* **What you need to do**:
From the listing below, extract each entry exactly as written, minus the images.

------

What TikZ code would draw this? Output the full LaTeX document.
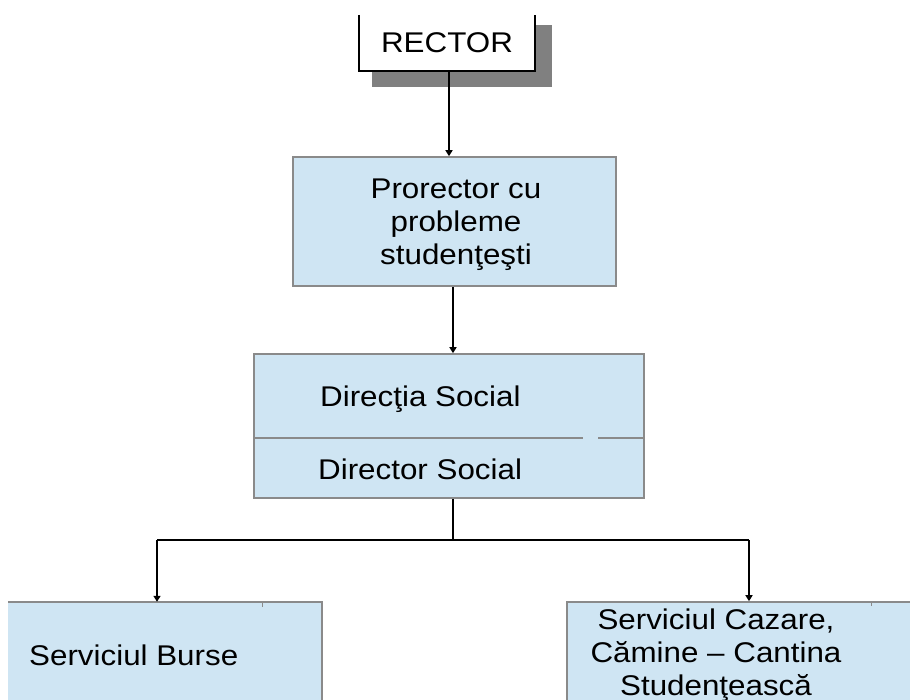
\documentclass[tikz,border=0pt]{standalone}
\usepackage{fontspec}
\setmainfont{Liberation Sans}[FakeStretch=1.1]
\usetikzlibrary{arrows.meta}
\definecolor{boxfill}{HTML}{CFE5F3}
\definecolor{boxline}{HTML}{8A8A8A}
\definecolor{shadowgray}{HTML}{808080}
\begin{document}
\begin{tikzpicture}[x=1pt,y=-1pt,
  unit/.style={fill=boxfill,draw=boxline,line width=1.6pt,inner sep=0pt},
  label/.style={font=\fontsize{28.5}{33}\selectfont,align=center,inner sep=0pt},
  edge/.style={draw=boxline,line width=1.6pt},
  conn/.style={line width=1.8pt,-{Triangle[length=6pt,width=7pt]}},
  link/.style={line width=1.8pt}]
\useasboundingbox (0,0) rectangle (910,700);
\begin{scope}
\clip (0,0) rectangle (910,700);

% Rector box with drop shadow; its top edge lies outside the page
\fill[shadowgray] (372,25) rectangle (552,87);
\node[fill=white,inner sep=0pt,minimum width=176pt,minimum height=56pt] (rector) at (447,43) {};
\draw[line width=1.6pt] (rector.north west) -- (rector.south west) -- (rector.south east) -- (rector.north east);
\node[label] (rectorlbl) at (447,43) {RECTOR};

% Vice-rector
\node[unit,minimum width=323pt,minimum height=129pt] (pro) at (454.5,221.5) {};
\node[label] (prolbl) at (456,225) {Prorector cu\\probleme\\studenţeşti};

% Social directorate, split in two rows
\node[unit,minimum width=390pt,minimum height=144pt] (dir) at (449,426) {};
\coordinate (divL) at (254,438);
\coordinate (divR) at (644,438);
\coordinate (gapA) at (583,438);
\coordinate (gapB) at (598,438);
\draw[edge] (divL) -- (gapA);
\draw[edge] (gapB) -- (divR);
\node[label,anchor=west] (dirlbl) at (320,399) {Direcţia Social};
\node[label,anchor=west] (dirlbl2) at (318,469) {Director Social};

% Scholarship service
\node[fill=boxfill,inner sep=0pt,minimum width=314pt,minimum height=110pt] (burse) at (165,657) {};
\draw[edge] (burse.north west) -- (burse.north east) -- (burse.south east);
\draw[edge,line width=1pt] ([xshift=255pt]burse.north west) -- ++(0,5);
\node[label,anchor=west] (burselbl) at (29,655) {Serviciul Burse};

% Accommodation and canteen service
\node[unit,minimum width=348pt,minimum height=110pt] (cazare) at (741,657) {};
\draw[edge,line width=1pt] ([xshift=305pt]cazare.north west) -- ++(0,5);
\node[label] (cazarelbl) at (716,655) {Serviciul Cazare,\\Cămine -- Cantina\\Studenţească};

\end{scope}

% Connectors
\draw[conn] ([xshift=2pt]rector.south) -- ([xshift=2pt]rector.south |- pro.north);
\draw[conn] ([xshift=-1.5pt]pro.south) -- ([xshift=-1.5pt]pro.south |- dir.north);
\coordinate (fork) at (453,540);
\coordinate (forkL) at (157,540);
\coordinate (forkR) at (749,540);
\draw[link] (dir.south -| fork) -- (fork);
\draw[link] (forkL) -- (forkR);
\draw[conn] (forkL) -- (forkL |- burse.north);
\draw[conn] (forkR) -- (forkR |- cazare.north);
\end{tikzpicture}
\end{document}
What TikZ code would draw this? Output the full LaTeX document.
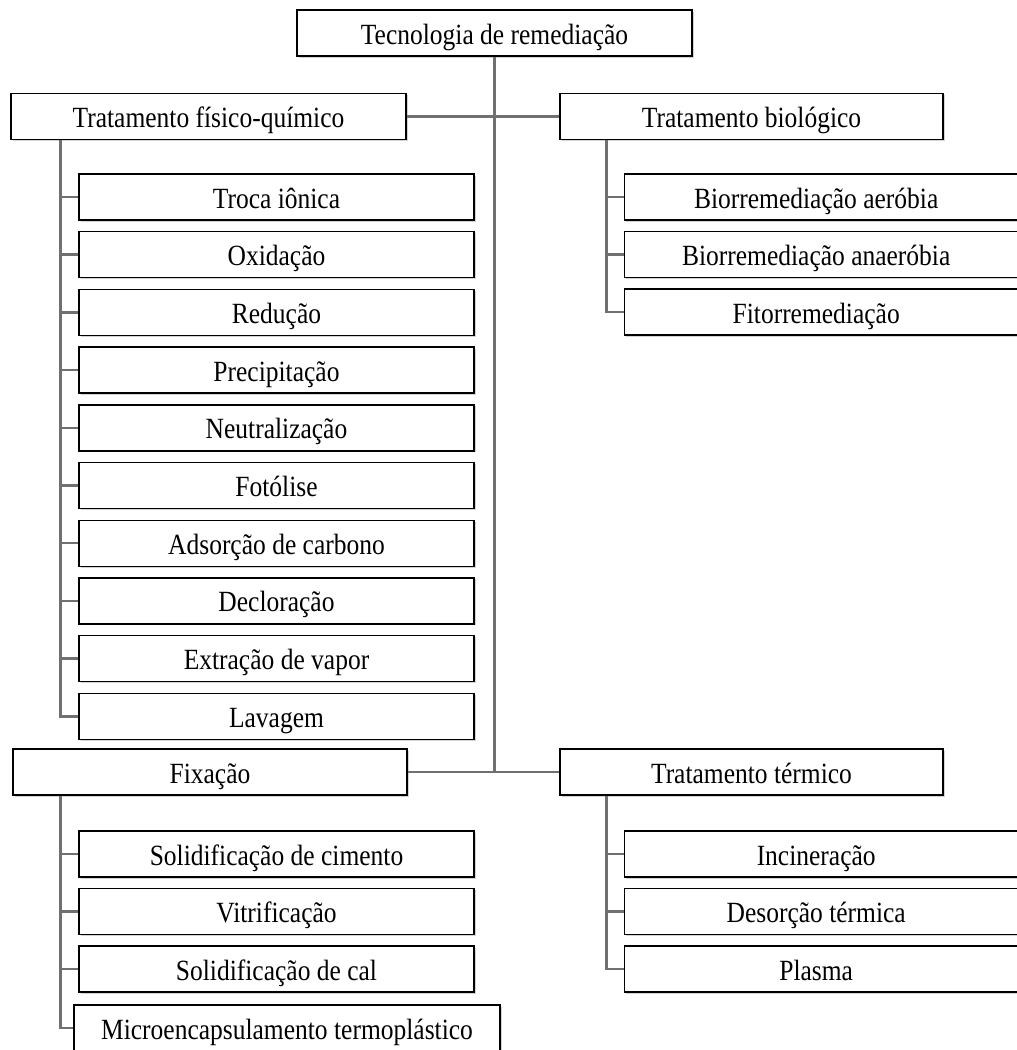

------

* **Finished exercise**:
What TikZ code would draw this? Output the full LaTeX document.
\documentclass[tikz,border=0pt]{standalone}
\usepackage{fontspec}
\setmainfont{Liberation Sans}[FakeStretch=1.1]
\usetikzlibrary{arrows.meta}
\definecolor{boxfill}{HTML}{CFE5F3}
\definecolor{boxline}{HTML}{8A8A8A}
\definecolor{shadowgray}{HTML}{808080}
\begin{document}
\begin{tikzpicture}[x=1pt,y=-1pt,
  unit/.style={fill=boxfill,draw=boxline,line width=1.6pt,inner sep=0pt},
  label/.style={font=\fontsize{28.5}{33}\selectfont,align=center,inner sep=0pt},
  edge/.style={draw=boxline,line width=1.6pt},
  conn/.style={line width=1.8pt,-{Triangle[length=6pt,width=7pt]}},
  link/.style={line width=1.8pt}]
\useasboundingbox (0,0) rectangle (910,700);
\begin{scope}
\clip (0,0) rectangle (910,700);

% Rector box with drop shadow; its top edge lies outside the page
\fill[shadowgray] (372,25) rectangle (552,87);
\node[fill=white,inner sep=0pt,minimum width=176pt,minimum height=56pt] (rector) at (447,43) {};
\draw[line width=1.6pt] (rector.north west) -- (rector.south west) -- (rector.south east) -- (rector.north east);
\node[label] (rectorlbl) at (447,43) {RECTOR};

% Vice-rector
\node[unit,minimum width=323pt,minimum height=129pt] (pro) at (454.5,221.5) {};
\node[label] (prolbl) at (456,225) {Prorector cu\\probleme\\studenţeşti};

% Social directorate, split in two rows
\node[unit,minimum width=390pt,minimum height=144pt] (dir) at (449,426) {};
\coordinate (divL) at (254,438);
\coordinate (divR) at (644,438);
\coordinate (gapA) at (583,438);
\coordinate (gapB) at (598,438);
\draw[edge] (divL) -- (gapA);
\draw[edge] (gapB) -- (divR);
\node[label,anchor=west] (dirlbl) at (320,399) {Direcţia Social};
\node[label,anchor=west] (dirlbl2) at (318,469) {Director Social};

% Scholarship service
\node[fill=boxfill,inner sep=0pt,minimum width=314pt,minimum height=110pt] (burse) at (165,657) {};
\draw[edge] (burse.north west) -- (burse.north east) -- (burse.south east);
\draw[edge,line width=1pt] ([xshift=255pt]burse.north west) -- ++(0,5);
\node[label,anchor=west] (burselbl) at (29,655) {Serviciul Burse};

% Accommodation and canteen service
\node[unit,minimum width=348pt,minimum height=110pt] (cazare) at (741,657) {};
\draw[edge,line width=1pt] ([xshift=305pt]cazare.north west) -- ++(0,5);
\node[label] (cazarelbl) at (716,655) {Serviciul Cazare,\\Cămine -- Cantina\\Studenţească};

\end{scope}

% Connectors
\draw[conn] ([xshift=2pt]rector.south) -- ([xshift=2pt]rector.south |- pro.north);
\draw[conn] ([xshift=-1.5pt]pro.south) -- ([xshift=-1.5pt]pro.south |- dir.north);
\coordinate (fork) at (453,540);
\coordinate (forkL) at (157,540);
\coordinate (forkR) at (749,540);
\draw[link] (dir.south -| fork) -- (fork);
\draw[link] (forkL) -- (forkR);
\draw[conn] (forkL) -- (forkL |- burse.north);
\draw[conn] (forkR) -- (forkR |- cazare.north);
\end{tikzpicture}
\end{document}
What TikZ code would draw this? Output the full LaTeX document.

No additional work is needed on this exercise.